----- Recorded information

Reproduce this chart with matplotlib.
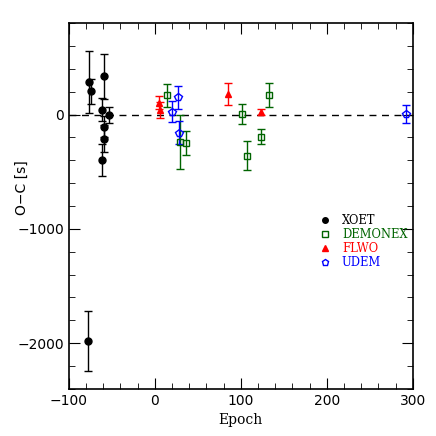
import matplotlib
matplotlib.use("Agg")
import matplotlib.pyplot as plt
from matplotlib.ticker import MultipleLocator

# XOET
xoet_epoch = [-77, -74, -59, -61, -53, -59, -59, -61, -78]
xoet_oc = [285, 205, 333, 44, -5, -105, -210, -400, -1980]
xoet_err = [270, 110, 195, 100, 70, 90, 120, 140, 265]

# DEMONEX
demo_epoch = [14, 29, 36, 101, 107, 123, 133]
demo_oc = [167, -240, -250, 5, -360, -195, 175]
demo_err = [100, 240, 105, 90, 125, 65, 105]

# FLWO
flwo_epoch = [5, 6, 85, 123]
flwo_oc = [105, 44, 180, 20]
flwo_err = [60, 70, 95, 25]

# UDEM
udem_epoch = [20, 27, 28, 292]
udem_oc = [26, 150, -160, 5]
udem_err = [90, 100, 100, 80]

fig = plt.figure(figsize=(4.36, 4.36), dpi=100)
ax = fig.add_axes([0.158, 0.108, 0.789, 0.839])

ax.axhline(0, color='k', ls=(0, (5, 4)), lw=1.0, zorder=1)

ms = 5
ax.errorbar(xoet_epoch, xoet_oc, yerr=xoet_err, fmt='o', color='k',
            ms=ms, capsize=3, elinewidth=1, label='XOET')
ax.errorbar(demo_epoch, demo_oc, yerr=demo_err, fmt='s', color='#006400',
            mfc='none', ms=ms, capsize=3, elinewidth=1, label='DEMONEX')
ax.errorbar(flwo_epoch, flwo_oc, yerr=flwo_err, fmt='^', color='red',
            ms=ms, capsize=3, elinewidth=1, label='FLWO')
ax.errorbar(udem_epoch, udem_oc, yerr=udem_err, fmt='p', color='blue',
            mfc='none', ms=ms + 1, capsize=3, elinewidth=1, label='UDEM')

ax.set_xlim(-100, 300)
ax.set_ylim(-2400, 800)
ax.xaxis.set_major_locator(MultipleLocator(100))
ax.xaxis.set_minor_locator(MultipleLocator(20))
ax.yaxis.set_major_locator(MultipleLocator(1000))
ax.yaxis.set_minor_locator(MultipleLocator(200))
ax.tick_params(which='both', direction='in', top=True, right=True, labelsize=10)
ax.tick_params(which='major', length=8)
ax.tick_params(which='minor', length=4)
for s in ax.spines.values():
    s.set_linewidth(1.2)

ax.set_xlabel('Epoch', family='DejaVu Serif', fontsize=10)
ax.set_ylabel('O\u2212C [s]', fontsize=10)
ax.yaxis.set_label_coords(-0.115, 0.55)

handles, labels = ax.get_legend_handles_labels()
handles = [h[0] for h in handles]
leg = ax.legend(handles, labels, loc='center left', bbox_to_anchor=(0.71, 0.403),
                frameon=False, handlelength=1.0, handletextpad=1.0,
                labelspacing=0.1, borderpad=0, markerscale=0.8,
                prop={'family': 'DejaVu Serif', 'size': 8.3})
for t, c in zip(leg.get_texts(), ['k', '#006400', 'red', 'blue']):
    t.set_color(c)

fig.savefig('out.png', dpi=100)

----------

| Required work |
Except for the pictures, copy the material above exactly.

| Reply to the task |
Reproduce this chart with matplotlib.
import matplotlib
matplotlib.use("Agg")
import matplotlib.pyplot as plt
from matplotlib.ticker import MultipleLocator

# XOET
xoet_epoch = [-77, -74, -59, -61, -53, -59, -59, -61, -78]
xoet_oc = [285, 205, 333, 44, -5, -105, -210, -400, -1980]
xoet_err = [270, 110, 195, 100, 70, 90, 120, 140, 265]

# DEMONEX
demo_epoch = [14, 29, 36, 101, 107, 123, 133]
demo_oc = [167, -240, -250, 5, -360, -195, 175]
demo_err = [100, 240, 105, 90, 125, 65, 105]

# FLWO
flwo_epoch = [5, 6, 85, 123]
flwo_oc = [105, 44, 180, 20]
flwo_err = [60, 70, 95, 25]

# UDEM
udem_epoch = [20, 27, 28, 292]
udem_oc = [26, 150, -160, 5]
udem_err = [90, 100, 100, 80]

fig = plt.figure(figsize=(4.36, 4.36), dpi=100)
ax = fig.add_axes([0.158, 0.108, 0.789, 0.839])

ax.axhline(0, color='k', ls=(0, (5, 4)), lw=1.0, zorder=1)

ms = 5
ax.errorbar(xoet_epoch, xoet_oc, yerr=xoet_err, fmt='o', color='k',
            ms=ms, capsize=3, elinewidth=1, label='XOET')
ax.errorbar(demo_epoch, demo_oc, yerr=demo_err, fmt='s', color='#006400',
            mfc='none', ms=ms, capsize=3, elinewidth=1, label='DEMONEX')
ax.errorbar(flwo_epoch, flwo_oc, yerr=flwo_err, fmt='^', color='red',
            ms=ms, capsize=3, elinewidth=1, label='FLWO')
ax.errorbar(udem_epoch, udem_oc, yerr=udem_err, fmt='p', color='blue',
            mfc='none', ms=ms + 1, capsize=3, elinewidth=1, label='UDEM')

ax.set_xlim(-100, 300)
ax.set_ylim(-2400, 800)
ax.xaxis.set_major_locator(MultipleLocator(100))
ax.xaxis.set_minor_locator(MultipleLocator(20))
ax.yaxis.set_major_locator(MultipleLocator(1000))
ax.yaxis.set_minor_locator(MultipleLocator(200))
ax.tick_params(which='both', direction='in', top=True, right=True, labelsize=10)
ax.tick_params(which='major', length=8)
ax.tick_params(which='minor', length=4)
for s in ax.spines.values():
    s.set_linewidth(1.2)

ax.set_xlabel('Epoch', family='DejaVu Serif', fontsize=10)
ax.set_ylabel('O\u2212C [s]', fontsize=10)
ax.yaxis.set_label_coords(-0.115, 0.55)

handles, labels = ax.get_legend_handles_labels()
handles = [h[0] for h in handles]
leg = ax.legend(handles, labels, loc='center left', bbox_to_anchor=(0.71, 0.403),
                frameon=False, handlelength=1.0, handletextpad=1.0,
                labelspacing=0.1, borderpad=0, markerscale=0.8,
                prop={'family': 'DejaVu Serif', 'size': 8.3})
for t, c in zip(leg.get_texts(), ['k', '#006400', 'red', 'blue']):
    t.set_color(c)

fig.savefig('out.png', dpi=100)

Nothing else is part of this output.